Highlight of Business Operations:

On December 23, 2008, the Company entered into a Securities Purchase Agreement (“Purchase Agreement”) with the United States Department of the Treasury (“UST”). Under the Purchase Agreement, the Company agreed to issue and sell 25,054 shares of Series A preferred stock and a warrant to purchase 357,234 shares of common stock associated with the Company s participation in the UST s Capital Purchase Program (“CPP”) under the Troubled Asset Relief Program (“TARP”). Proceeds from this issuance of preferred shares were allocated between preferred stock and the warrant based on their relative fair values at the time of the sale. Of the $25.1 million in proceeds, $24.4 million was allocated to the Series A preferred stock and $704,000 was allocated to the common stock warrant. The discount recorded on the preferred stock that resulted from allocating a portion of the proceeds to the warrant is being accreted directly to retained earnings over a five-year period applying a level yield. As of March 31, 2010, the Company has accreted a total of $161,000 of the discount related to the Series A preferred stock. The Company paid dividends of $313,000 on the Series A preferred stock during the first quarter of 2010. Cumulative undeclared dividends at March 31, 2010 were $157,000. The CPP, created by the UST, was a voluntary program in which selected, healthy financial institutions were encouraged to participate. Approved use of the funds includes providing credit to qualified borrowers, either as companies or individuals, among other things. Such participation is intended to support the economic development of the community and thereby restore the health of the local and national economy.

Interest income decreased $651,000 or 5% for the three months ended March 31, 2010 compared with the same period in 2009. The decrease was primarily due to a reduction in net income associated with derivative instruments combined with a decrease in average loans. Net income from derivative instruments was $374,000 for the three months ended March 31, 2010 when compared to $1.1 million for the same period in 2009. The average yield on earning assets for the quarters ended March 31, 2010 and 2009 was 5.05% and 5.63%, respectively. During the quarter ended March 31, 2010, average loans decreased $3.8 million to $776.3 million from $780.1 million for the three months ended March 31, 2009. During the quarter ended March 31, 2010, average investment securities available-for-sale increased $58.5 million to $191.3 million from $132.8 million for the three months ended March 31, 2009 primarily due to securities purchased in 2009 to offset the cost of the Company s CPP dividend.

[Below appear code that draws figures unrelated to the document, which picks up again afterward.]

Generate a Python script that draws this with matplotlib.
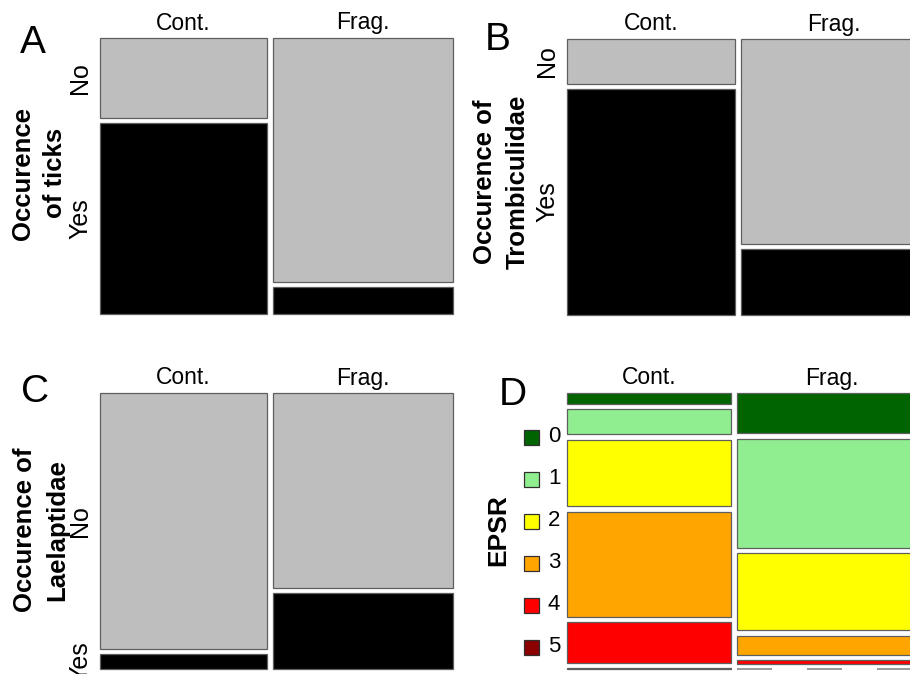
import numpy as np
import matplotlib
matplotlib.use("Agg")
import matplotlib.pyplot as plt
from matplotlib.patches import Rectangle

plt.rcParams['font.family'] = ['Liberation Sans', 'DejaVu Sans']

sites = ["Cont.", "Frag."]
yes_no = ["No", "Yes"]

# share of the first column (Cont.) in each panel
share_a = 0.481
share_b = 0.472
share_c = 0.481
share_d = 0.462

ticks_no = [0.295, 0.900]        # proportion "No" in Cont., Frag.
tromb_no = [0.166, 0.756]
lael_no = [0.943, 0.718]

epsr_levels = ["0", "1", "2", "3", "4", "5"]
epsr_cont = [0.043, 0.101, 0.267, 0.424, 0.161, 0.004]
epsr_frag = [0.162, 0.438, 0.311, 0.076, 0.013, 0.0]
epsr_colors = ['#006400', '#90EE90', '#FFFF00', '#FFA500', '#FF0000', '#8B0000']

FW, FH = 910, 674
EDGE = '#5f5f5f'


def panel_axes(fig, x, y, w, h):
    # pixel box -> figure axes, data units in pixels (y down)
    ax = fig.add_axes([x / FW, 1 - (y + h) / FH, w / FW, h / FH])
    ax.set_xlim(0, w)
    ax.set_ylim(h, 0)
    ax.axis('off')
    return ax


def mosaic(ax, w, h, share, cols, colors, gx=6, gy=5.5):
    widths = [(w - gx) * share, (w - gx) * (1 - share)]
    x0 = 0
    first_centers = []
    for j, fr in enumerate(cols):
        avail = h - gy * (len(fr) - 1)
        y = 0
        for k, f in enumerate(fr):
            hh = f * avail
            if hh > 0:
                ax.add_patch(Rectangle((x0, y), widths[j], hh, facecolor=colors[k],
                                       edgecolor=EDGE, linewidth=0.9, clip_on=False))
            else:
                # empty cell -> dashed line
                ax.plot([x0, x0 + widths[j]], [y, y], color='#9a9a9a', lw=1.4,
                        linestyle=(0, (18, 18)), clip_on=False)
            if j == 0:
                first_centers.append(y + hh / 2)
            y += hh + gy
        ax.text(x0 + widths[j] / 2, -15, sites[j], ha='center', va='center', fontsize=16.5)
        x0 += widths[j] + gx
    return first_centers


def yes_no_panel(fig, box, share, no, letter, ylabel, lab_x, letter_xy):
    x, y, w, h = box
    ax = panel_axes(fig, x, y, w, h)
    cols = [[no[0], 1 - no[0]], [no[1], 1 - no[1]]]
    centers = mosaic(ax, w, h, share, cols, ['#BEBEBE', 'black'], gy=5)
    for lab, c in zip(yes_no, centers):
        ax.text(-20, c, lab, rotation=90, ha='center', va='center', fontsize=18)
    ax.text(lab_x[0], lab_x[1], ylabel, rotation=90, ha='center', va='center',
            fontsize=18.5, fontweight='bold', multialignment='center', linespacing=1.45)
    ax.text(letter_xy[0], letter_xy[1], letter, ha='center', va='center', fontsize=28)


fig = plt.figure(figsize=(FW / 100, FH / 100), dpi=100)

# A
yes_no_panel(fig, (100, 38, 353, 276), share_a, ticks_no, "A",
             "Occurence\nof ticks", (-61, 135), (-67, 5))
# B
yes_no_panel(fig, (567, 39, 361, 276), share_b, tromb_no, "B",
             "Occurence of\nTrombiculidae", (-66, 143), (-69, 1))
# C
yes_no_panel(fig, (100, 393, 353, 276), share_c, lael_no, "C",
             "Occurence of\nLaelaptidae", (-59, 137), (-65, -1))

# D
x, y, w, h = 567, 393, 360, 276
axd = panel_axes(fig, x, y, w, h)
mosaic(axd, w, h, share_d, [epsr_cont, epsr_frag], epsr_colors)
for i, (lev, col) in enumerate(zip(epsr_levels, epsr_colors)):
    yc = 44 + 42 * i
    axd.add_patch(Rectangle((-43, yc - 7.5), 15, 15, facecolor=col, edgecolor='#303030',
                            linewidth=0.9, clip_on=False))
    axd.text(-19, yc, lev, ha='left', va='center', fontsize=16)
axd.text(-69, 137, "EPSR", rotation=90, ha='center', va='center', fontsize=19,
         fontweight='bold')
axd.text(-54, 2, "D", ha='center', va='center', fontsize=28)

fig.savefig('out.png', dpi=100, facecolor='white')
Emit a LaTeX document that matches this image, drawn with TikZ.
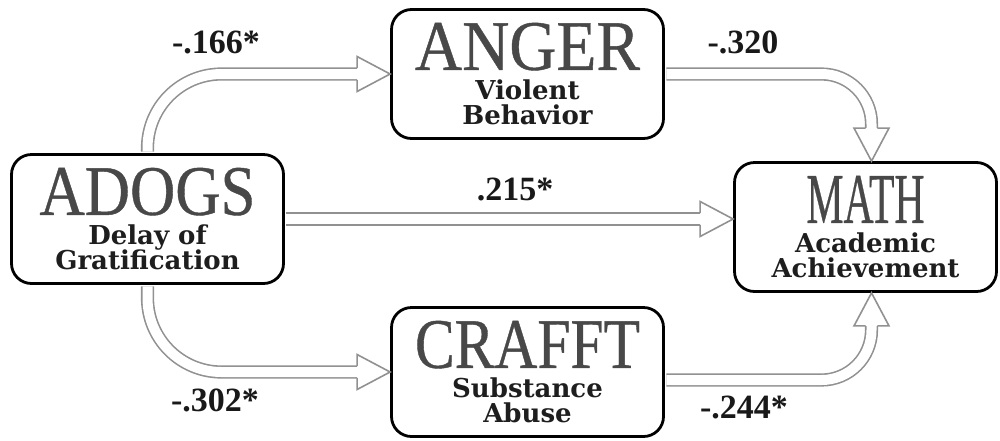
\documentclass[tikz,border=0pt]{standalone}
\usepackage{fontspec}
\usepackage{graphicx}
\setmainfont{Liberation Serif}
\newfontfamily\subfont{DejaVu Serif}
\newfontfamily\hdrfont{Liberation Serif}[FakeBold=0.6]
\usetikzlibrary{positioning, calc}

\definecolor{shaftgray}{RGB}{145,145,145}
\definecolor{hdrgray}{RGB}{72,72,72}
\definecolor{subblack}{RGB}{30,30,30}
\definecolor{coefblack}{RGB}{25,25,25}

% big grey heading, squeezed to the width it has in the box
\newcommand{\hdr}[2]{\textcolor{hdrgray}{\resizebox{#1}{23.5pt}{\hdrfont\mdseries #2}}}
% sub-title lines sit close together
\newcommand{\subtext}{\subfont\bfseries\fontsize{13}{12.5}\selectfont\lineskiplimit=-20pt\relax}
% hollow arrow head: tip point, direction
\newcommand{\openhead}[2]{%
  \filldraw[headline, shift={(#1)}, rotate=#2] (-33,-5.8) -- (-33,-17.5) -- (0,0) -- (-33,17.5) -- (-33,5.8);}

\begin{document}
\begin{tikzpicture}[x=0.5pt, y=-0.5pt,
    box/.style={draw=black, line width=1.4pt, rounded corners=10pt, fill=white,
      minimum width=136pt, minimum height=64.5pt, inner sep=0pt, align=center,
      text=subblack, font=\subtext},
    shaft/.style={draw=shaftgray, line width=0.8pt, double=white, double distance=5pt},
    headline/.style={draw=shaftgray, line width=0.8pt, fill=white, line join=miter},
    coef/.style={font=\bfseries\fontsize{17}{20}\selectfont, text=coefblack}]

    \useasboundingbox (0,0) rectangle (1000,440);

    % the four variables
    \node[box] (adogs) at (147.5,219) {\hdr{108pt}{ADOGS}\\[2.5pt]Delay of\\Gratification};
    \node[box] (anger) at (527.5,74) {\hdr{112.5pt}{ANGER}\\[2.5pt]Violent\\Behavior};
    \node[box] (crafft) at (527.5,372) {\hdr{112.5pt}{CRAFFT}\\[2.5pt]Substance\\Abuse};
    \node[box, minimum width=131pt] (math) at (865.5,227) {\hdr{59pt}{MATH}\\[2.5pt]Academic\\Achievement};

    % where the heads meet the boxes
    \coordinate (mathin) at (adogs.east -| math.west);
    \coordinate (mathtop) at ([xshift=3pt]math.north);
    \coordinate (mathbot) at ([xshift=3pt]math.south);

    % ADOGS -> ANGER
    \draw[shaft, rounded corners=37pt] ([yshift=0.7pt]adogs.north) |- ([xshift=-16.5pt]anger.west);
    \openhead{anger.west}{0}
    % ANGER -> MATH
    \draw[shaft, rounded corners=25pt] ([xshift=0.7pt]anger.east) -| ([yshift=16.5pt]mathtop);
    \openhead{mathtop}{-90}
    % ADOGS -> MATH
    \draw[shaft] ([xshift=0.7pt]adogs.east) -- ([xshift=-16.5pt]mathin);
    \openhead{mathin}{0}
    % ADOGS -> CRAFFT
    \draw[shaft, rounded corners=37pt] ([yshift=-0.7pt]adogs.south) |- ([xshift=-16.5pt]crafft.west);
    \openhead{crafft.west}{0}
    % CRAFFT -> MATH
    \draw[shaft, rounded corners=25pt] ([xshift=0.7pt, yshift=-4pt]crafft.east) -| ([yshift=-16.5pt]mathbot);
    \openhead{mathbot}{90}

    % path coefficients
    \node[coef] (c1) at (216,42) {-.166*};
    \node[coef] (c2) at (743,42) {-.320};
    \node[coef] (c3) at (515,189) {.215*};
    \node[coef] (c4) at (215,400) {-.302*};
    \node[coef] (c5) at (744,407) {-.244*};
\end{tikzpicture}
\end{document}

Non-Interest Income. Total non-interest income was $2.6 million for the first quarter of 2010 as compared to $2.2 million for the same period of 2009. Service charges increased 7% to $1.3 million for the three months ended March 31, 2010 when compared to the same period one year ago. The increase in service charges and fees is primarily attributable to growth in the Bank s deposit base coupled with normal pricing changes. Other service charges and fees increased to $602,000 for the three-month period ended March 31, 2010 as compared to $593,000 for the same period one year ago. Mortgage banking income decreased to $156,000 during the three months ended March 31, 2010 from $193,000 for the same period in 2009. Miscellaneous income was $413,000 for the three months ended March 31, 2010 as compared to $318,000 for the same period in 2009. Recurring non-interest income amounted to $2.8 million for the three months ended March 31, 2010, as compared to $2.6 million for the same period one year ago. Net non-recurring losses of $182,000 for the three months ended March 31, 2010 were primarily attributable to write-downs and losses on foreclosed property. Non-recurring losses of $463,000 for the three months ended March 31, 2009 included $215,000 in write-downs and losses on foreclosed property and a $248,000 write-down of an asset classified as other investments.

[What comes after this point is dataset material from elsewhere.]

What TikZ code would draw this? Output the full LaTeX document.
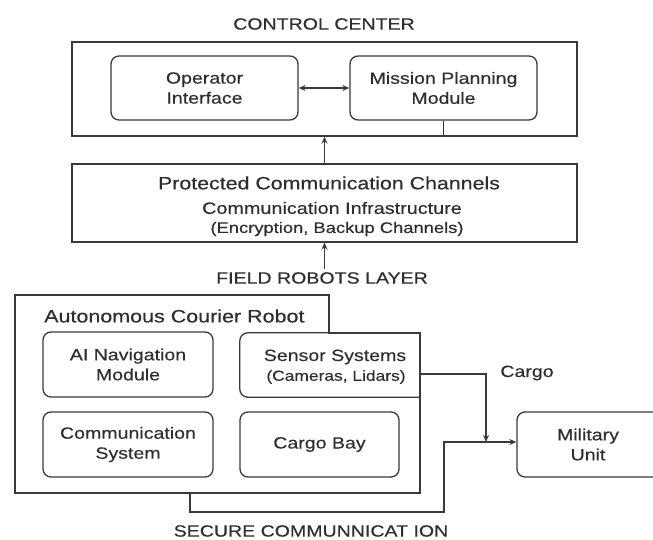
\documentclass[tikz,border=0pt]{standalone}
\usepackage{fontspec}
\setmainfont[FakeStretch=1.2,FakeBold=0.35]{Liberation Sans}
\usetikzlibrary{arrows.meta}
\definecolor{ln}{HTML}{3A3A3A}
\definecolor{tx}{HTML}{2E2E2E}
\newcommand{\fsz}[1]{\fontsize{#1}{20}\selectfont}
\begin{document}
\begin{tikzpicture}[x=1pt,y=-1pt,
  frame/.style={draw=ln, line width=1.3pt, inner sep=0pt},
  rbox/.style={frame, rounded corners=8pt, align=center, text=tx, font=\fsz{16.3}},
  plain/.style={inner sep=0pt, minimum width=0pt, minimum height=0pt},
  lbl/.style={inner sep=0pt, text=tx, font=\fsz{16.3}},
  conn/.style={draw=ln, line width=1.3pt},
  tipend/.style={-{Stealth[length=7pt,width=6pt]}},
  tipboth/.style={{Stealth[length=7pt,width=6pt]}-{Stealth[length=7pt,width=6pt]}}]
\useasboundingbox (0,0) rectangle (653,540);
\clip (0,0) rectangle (653,540);

% ---------- control center ----------
\node[lbl] (cct) at (324,24) {CONTROL CENTER};
\node[frame, minimum width=505pt, minimum height=94pt] (cc) at (324.5,89) {};
\node[rbox, minimum width=187pt, minimum height=64pt] (op) at (204.5,88) {Operator\\Interface};
\node[rbox, minimum width=187pt, minimum height=64pt] (mp) at (443.5,88) {Mission Planning\\Module};
\draw[conn, tipboth] (op) -- (mp);
\draw[conn] (mp.south) -- (mp.south |- cc.south);

% ---------- protected channels ----------
\node[frame, minimum width=505pt, minimum height=78pt] (pc) at (324.5,203) {};
\node[lbl, font=\fsz{17.8}] (pc1) at (329,183) {Protected Communication Channels};
\node[lbl, font=\fsz{16.5}] (pc2) at (332,208) {Communication Infrastructure};
\node[lbl, font=\fsz{15.3}] (pc3) at (337,229) {(Encryption, Backup Channels)};
\draw[conn, tipend] (pc.north) -- (cc.south);

% ---------- field robots ----------
\node[lbl] (frl) at (322,278) {FIELD ROBOTS LAYER};
\draw[conn, tipend, shorten <=3pt] (pc.south |- frl.north) -- (pc.south);

% robot outline
\draw[frame] (15,295) -- (329,295) -- (329,333) -- (420,333) -- (420,493) -- (15,493) -- cycle;
\node[lbl, font=\fsz{17.9}, anchor=west] (acr) at (44,316) {Autonomous Courier Robot};
\node[rbox, minimum width=170pt, minimum height=65pt] (ai) at (128,364.5) {AI Navigation\\Module};
\node[rbox, minimum width=170pt, minimum height=65pt] (cs) at (128,444.5) {Communication\\System};
\node[plain, minimum width=180pt, minimum height=64pt] (sen) at (330,365) {};
\draw[frame, rounded corners=8pt] (sen.north east) -- (sen.north west) -- (sen.south west) -- (sen.south east);
\node[lbl] (sen1) at (335,357) {Sensor Systems};
\node[lbl, font=\fsz{14.5}] (sen2) at (336,377) {(Cameras, Lidars)};
\node[rbox, minimum width=159pt, minimum height=65pt] (cb) at (319.5,444.5) {Cargo Bay};

% military unit
\node[frame, rounded corners=8pt, minimum width=160pt, minimum height=65pt] (mu) at (597,444.5) {};
\node[lbl, align=center] (mut) at (588,444.5) {Military\\Unit};

% connectors
\coordinate (cj) at (486,442);
\coordinate (rb) at (190,493);
\coordinate (sj) at (444,512);
\draw[conn, tipend] ([yshift=-9pt]sen.east) -| (cj);
\node[lbl] (cgl) at (527,373) {Cargo};
\draw[conn, tipend] (rb) |- (sj) -- (sj |- cj) -- (mu.west |- cj);
\node[lbl] (scl) at (311,531) {SECURE COMMUNNICAT ION};
\end{tikzpicture}
\end{document}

Non-Interest Expense. Total non-interest expense was $7.2 million for the first quarter of 2010 as compared to $7.3 million for the first quarter of 2009. Salary and employee benefits totaled $3.5 million for the three months ended March 31, 2010, as compared to $3.6 million for the same period in 2009. The decrease in salary and employee benefits is primarily due to a reduction in incentive compensation expense. Occupancy expense totaled $1.4 million for the quarters ended March 31, 2010 and 2009. Other non-interest expense decreased 4% to $2.3 million for the three months ended March 31, 2010 as compared to the same period in 2009. The decrease in other non-interest expense is primarily attributable to a decrease of $177,000 in FDIC insurance expense. FDIC insurance expense for the first quarter of 2009 included an accrual of $257,000 for the FDIC insurance special assessment paid September 30, 2009. No FDIC insurance special assessments are anticipated in 2010 at this time.

Loans. At March 31, 2010, loans amounted to $767.4 million compared to $778.1 million at December 31, 2009, a decrease of $10.7 million. This decrease reflects a decline in loan originations combined with continuing payments on existing loans. Loans originated or renewed during the three months ended March 31, 2010 amounting to approximately $16.0 million were offset by paydowns and payoffs of existing loans. The Bank has modified terms on mortgage loans totaling $4.9 million during the three months ended March 31, 2010. Average loans represented 79% and 82% of average earning assets for the three months ended March 31, 2010 and the year ended December 31, 2009, respectively. The Company had $2.0 million and $2.8 million in mortgage loans held for sale as of March 31, 2010 and December 31, 2009, respectively.

Although the Company has a diversified loan portfolio, a substantial portion of the loan portfolio is collateralized by real estate, which is dependent upon the real estate market. Real estate mortgage loans include both commercial and residential mortgage loans. At March 31, 2010, the Company had $115.7 million in residential mortgage loans, $99.8 million in home equity loans and $296.3 million in commercial mortgage loans, which include $228.3 million using commercial property as collateral and $68.1 million using residential property as collateral. At March 31, 2010, real estate construction loans included $95.9 million in speculative construction and development loans.